The Senate has given approval to Senate Bill 1691, which builds upon previously passed occupational licensing reforms and would be transformational for job-seeking Oklahomans with criminal records to seize their second chance.
The measure, authored by Sen. Zack Taylor, R-Seminole, adds to current state law on occupational licensure so a criminal record could only be grounds for license denial if the offense substantially relates to the duties and responsibilities of the occupation and poses a reasonable threat to public safety.
Each licensing board would be required to consider the seriousness of the crime, amount of time that’s passed since conviction, the age of the applicant at the time the crime was committed, evidence relevant to the offense and evidence of rehabilitation.
“Currently, boards can automatically disqualify an applicant who’s committed a certain offense without an evaluation of their specific circumstance,” Taylor said. “Shifting to a factor-based review will allow boards to look at the specific circumstances of the applicant and take into account the rehabilitation and amount of time that’s taken place since the crime was committed. This type of review will open the door for many Oklahomans with a criminal record, while still protecting public safety and maintaining discretion for the licensing board.”
The measure would exclude from consideration any offense that’s been dismissed, pardoned, sealed, or expunged from the record, or if five years have passed since conviction or the end of incarceration without any new conviction. Offenses on the violent crime list, felony domestic assault, and offenses that require sex offender registration may be considered as a variable for licensure at any time.

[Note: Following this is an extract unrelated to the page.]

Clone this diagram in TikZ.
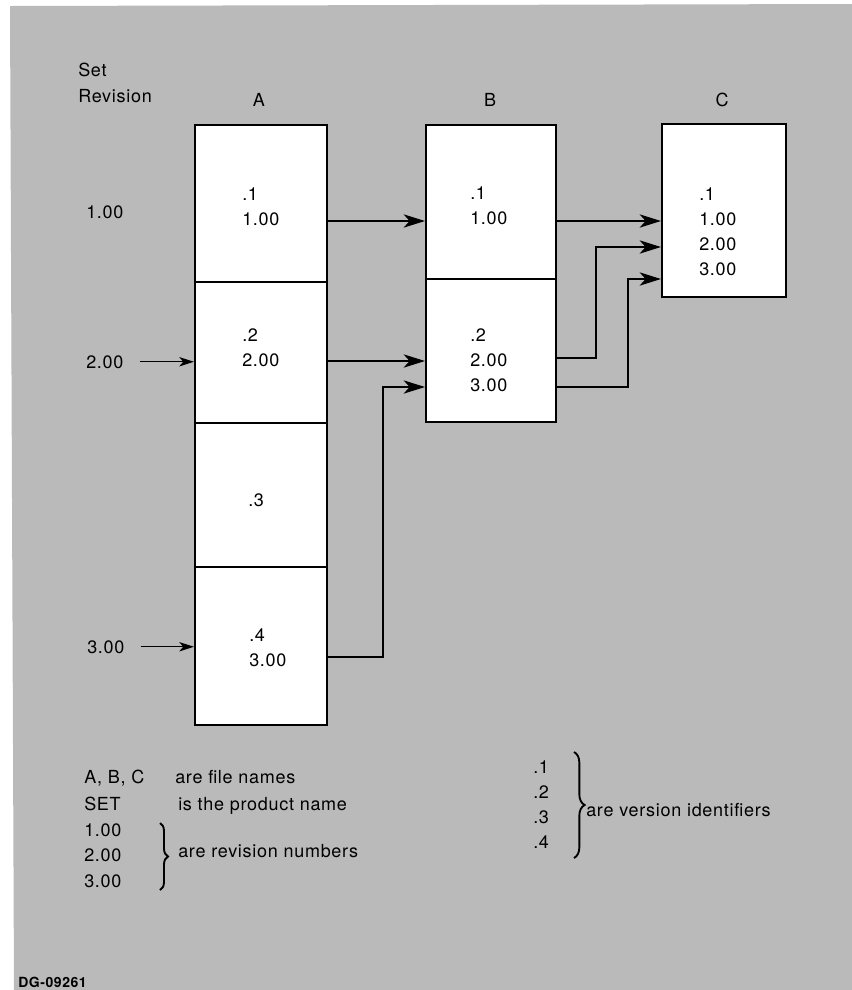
\documentclass[tikz,border=0pt]{standalone}
\usepackage{fontspec}
\setmainfont[LetterSpace=4]{TeX Gyre Heros}
\usetikzlibrary{arrows.meta,decorations.pathreplacing}
\definecolor{bg}{RGB}{186,186,186}
\begin{document}
\begin{tikzpicture}[x=0.75pt,y=-0.75pt,
  txt/.style={inner sep=0pt, font=\fontsize{13.5}{18.6}\selectfont},
  blk/.style={txt, align=left, anchor=north west},
  lab/.style={txt, anchor=base west},
  cell/.style={draw, line width=1.6pt, fill=white, inner sep=0pt},
  cellA/.style={cell, minimum width=99pt},
  cellB/.style={cell, minimum width=97.5pt},
  link/.style={line width=0.9pt},
  arr/.style={link, -{Stealth[length=16pt,width=10pt,inset=4.5pt]}},
  arrs/.style={link, -{Stealth[length=11pt,width=7pt,inset=3pt]}},
  brc/.style={line width=1.4pt, decorate, decoration={brace, amplitude=6pt}}
]
\useasboundingbox (0,0) rectangle (852,990);
\fill[bg] (10,6) -- (852,4) -- (852,990) -- (14,990) -- cycle;

% headings
\node[lab] (set) at (78,76.5) {Set};
\node[lab] (rev) at (78,102.5) {Revision};
\node[txt, anchor=base] (hA) at (259,106.5) {A};
\node[txt, anchor=base] (hB) at (490,106.5) {B};
\node[txt, anchor=base] (hC) at (722,106.5) {C};

% file A
\node[cellA, minimum height=117.75pt] (A1) at (261,203.5) {};
\node[cellA, minimum height=105.75pt] (A2) at (261,352.5) {};
\node[cellA, minimum height=108pt]    (A3) at (261,495) {};
\node[cellA, minimum height=118.5pt]  (A4) at (261,646) {};
% file B
\node[cellB, minimum height=115.5pt]  (B1) at (491,202) {};
\node[cellB, minimum height=107.25pt] (B2) at (491,350.5) {};
% file C
\node[cell, minimum width=93pt, minimum height=129.75pt] (C) at (724,210.5) {};

% cell contents
\node[blk] (tA1) at (242,187.5) {.1\\1.00};
\node[blk] (tA2) at (242,328.5) {.2\\2.00};
\node[lab] (tA3) at (248,506.3) {.3};
\node[blk] (tA4) at (249,628.6) {.4\\3.00};
\node[blk] (tB1) at (470,186.6) {.1\\1.00};
\node[blk] (tB2) at (470,328.6) {.2\\2.00\\3.00};
\node[blk] (tC)  at (699,187.6) {.1\\1.00\\2.00\\3.00};

% revision labels
\node[lab] (L1) at (86,218.5) {1.00};
\node[lab] (L2) at (86,368) {2.00};
\node[lab] (L3) at (87,653) {3.00};

% connectors
\coordinate (y1) at (0,221);
\coordinate (y2) at (0,361);
\coordinate (y3) at (0,657);
\coordinate (y4) at (0,358);
\coordinate (y5) at (0,387);
\coordinate (k1) at (383,387);
\coordinate (k2) at (596,247);
\coordinate (k3) at (628,279);
\draw[arr] (A1.east |- y1) -- (B1.west |- y1);
\draw[arr] (A2.east |- y2) -- (B2.west |- y2);
\draw[arr] (A4.east |- y3) -| (k1) -- (B2.west |- k1);
\draw[arr] (B1.east |- y1) -- (C.west |- y1);
\draw[arr] (B2.east |- y4) -| (k2) -- (C.west |- k2);
\draw[arr] (B2.east |- y5) -| (k3) -- (C.west |- k3);
\draw[arrs, shorten <=12pt] (L2.east) -- (A2.west |- L2.east);
\draw[arrs, shorten <=12pt] (L3.east) -- (A4.west |- L3.east);

% legend
\node[lab] (g1) at (84,783) {A, B, C};
\node[lab] (g1t) at (175,783) {are file names};
\node[lab] (g2) at (84,810) {SET};
\node[lab] (g2t) at (178,810) {is the product name};
\node[lab] (g3) at (84,836) {1.00};
\node[lab] (g4) at (84,861) {2.00};
\node[lab] (g5) at (84,887) {3.00};
\coordinate (b1t) at (160,823);
\coordinate (b1b) at (160,890);
\draw[brc] (b1t) -- (b1b);
\node[lab] (g3t) at (178,857.5) {are revision numbers};

\node[lab] (v1) at (533,773) {.1};
\node[lab] (v2) at (533,798) {.2};
\node[lab] (v3) at (533,823) {.3};
\node[lab] (v4) at (533,848) {.4};
\coordinate (b2t) at (574,752);
\coordinate (b2b) at (574,858);
\draw[brc, decoration={amplitude=8pt}] (b2t) -- (b2b);
\node[lab] (v1t) at (586,816) {are version identifiers};

\node[anchor=base west, inner sep=0pt, font=\fontsize{10.5}{12}\selectfont\bfseries] (dg) at (18,987) {DG-09261};
\end{tikzpicture}
\end{document}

“Each year, thousands of Oklahomans leave prison and re-enter our communities with a drive to pursue their second chance and provide for themselves and their families,” Taylor said. “However, many struggle finding a job upon their release due to their criminal record. If we can eliminate the hurdles for countless jobs that are in demand – like electricians, plumbers and hairdressers – we can encourage safe and successful employment while reducing our recidivism rate.”
States across the country are reforming occupational licensing to ensure more citizens can work and be productive members of society. The Council of State Governments reports that 19 states in some way limit consideration of older convictions in the licensing process; 28 states require individualized consideration of applicants; and 25 states restrict consideration of pardoned, sealed or expunged records.
“House Bill 1373, which was passed in 2019, opened the doors for more Oklahomans with a criminal record to apply for and safely obtain their occupational license,” Taylor said. “This measure simply builds upon the work we’ve already started to promote second chances and workforce development at a time when our state ranks 12th nationally in labor shortage.”
SB 1691 is supported by the Prison Fellowship; Americans for Prosperity; Institute for Justice; Right on Crime; Catholic Conference; Oklahoma Council of Public Affairs; and Council for State Governments.
The measure next heads to the House of Representatives for further consideration where Rep. Brad Boles, R-Marlow, is the principal author.